Produk dengan target konsumen yang lebih luas cenderung menempatkan iklannya pada program Serial, Hiburan dan Film dengan target pemirsa yang juga cenderung lebih luas, sedangkan produk yang menargetkan konsumen dengan gaya hidup tertentu cenderung mengalokasikan anggaran iklan yang lebih besar pada jenis program tertentu , seperti Informasi dan Berita. Produk yang paling banyak beriklan di program Informasi dan Berita adalah Traveloka.com dengan belanja iklan mencapai Rp 103 miliar di sepanjang kuartal pertama. Selain itu, di antara sepuluh besar produk yang beriklan di program Informasi dan Berita juga terdapat produk yang ditujukan untuk pasar pengguna internet, yaitu Telkomsel Internet Broadband dan Tokopedia dengan belanja iklan masing-masing sebesar Rp 61 miliar dan Rp 46 miliar.
Produk-produk yang mempunyai target pasar untuk konsumen yang lebih umum (mass product) juga termasuk dalam kontributor iklan utama di program-program Informasi dan Berita. Di antaranya adalah Indomie (Rp 94 miliar), Sedaap (Rp 79 miliar), dan Top Kopi Susu Kental Manis (Rp 66 miliar). Sementara itu, produk-produk yang ditujukan untuk gaya hidup tertentu sebagai kebutuhan tambahan di segmen kelas atas juga mengalokasikan anggaran yang lebih besar pada program-program Informasi dan Berita. Beberapa di antaranya adalah Vanish OXI Action (Rp 59 miliar), Fitbar Snack (Rp 57 miliar) dan Tropicana Slim (Rp 49 miliar).
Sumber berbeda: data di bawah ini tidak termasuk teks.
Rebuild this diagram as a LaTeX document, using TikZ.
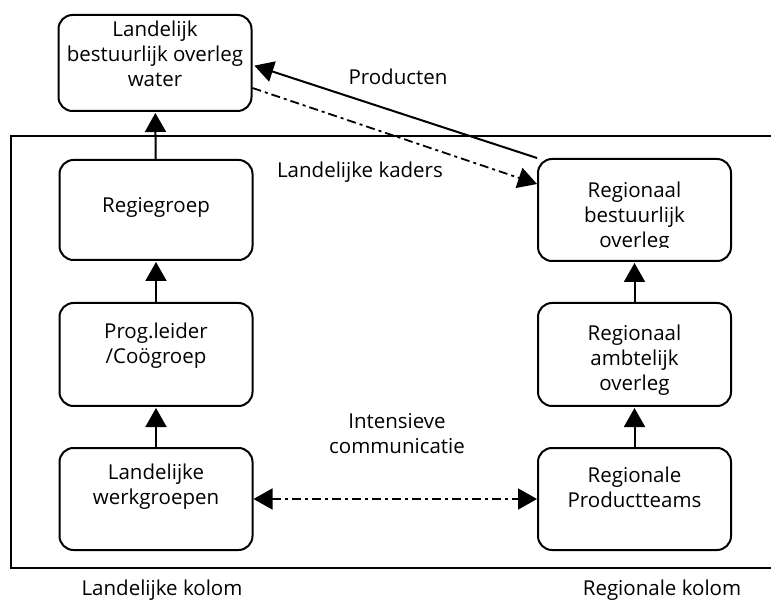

Traveloka mengalokasikan 74 persen dari total belanja iklannya ke program Informasi dan Berita. Berdasarkan profil konsumen yang berpotensi menggunakan Traveloka, yaitu pengguna internet yang suka bepergian, sebanyak 81 persen diantaranya berusia 20-49 tahun, 65 persen di antaranya adalah laki-laki, dan 80 persen di antaranya berasal dari kelas ekonomi atas (berdasarkan survei Nielsen Consumer Media View, Q1 2016). Profil tersebut cenderung berkorespondensi dengan program Informasi dan Berita yang sangat kuat di usia 30+, laki-laki, dan kelas atas.
Contoh lain adalah produk-produk dengan target pasar yang lebih umum. Walaupun memiliki kecenderungan untuk mengalokasikan sebagian besar anggaran beriklan ke program-program populer, porsi belanja iklan untuk program dengan rating rendah juga cukup tinggi. Misalnya Indomie, dengan profil konsumen berasal dari semua kalangan, mengalokasikan hampir separuh (48%) dari belanja iklannya ke program Serial dan Hiburan yang profil pemirsanya cukup luas. Namun Indomie juga menempatkan sebesar 36 persen dari total belanja iklannya ke program Informasi dan Berita.
“Pemilihan program dengan potensi pemirsa yang sesuai dengan profil konsumen yang ditargetkan bisa jadi lebih efektif dibandingkan menggelontorkan anggaran beriklan untuk program-program populer untuk pemirsa kebanyakan. Hal tersebut khususnya sangat penting untuk produk yang mempunyai target konsumen cukup spesifik. Sementara untuk mass product , beriklan di berbagai jenis tipe program walaupun ratingnya tidak tinggi dapat berguna untuk menjangkau profil pemirsa yang beragam,” tutur Hellen.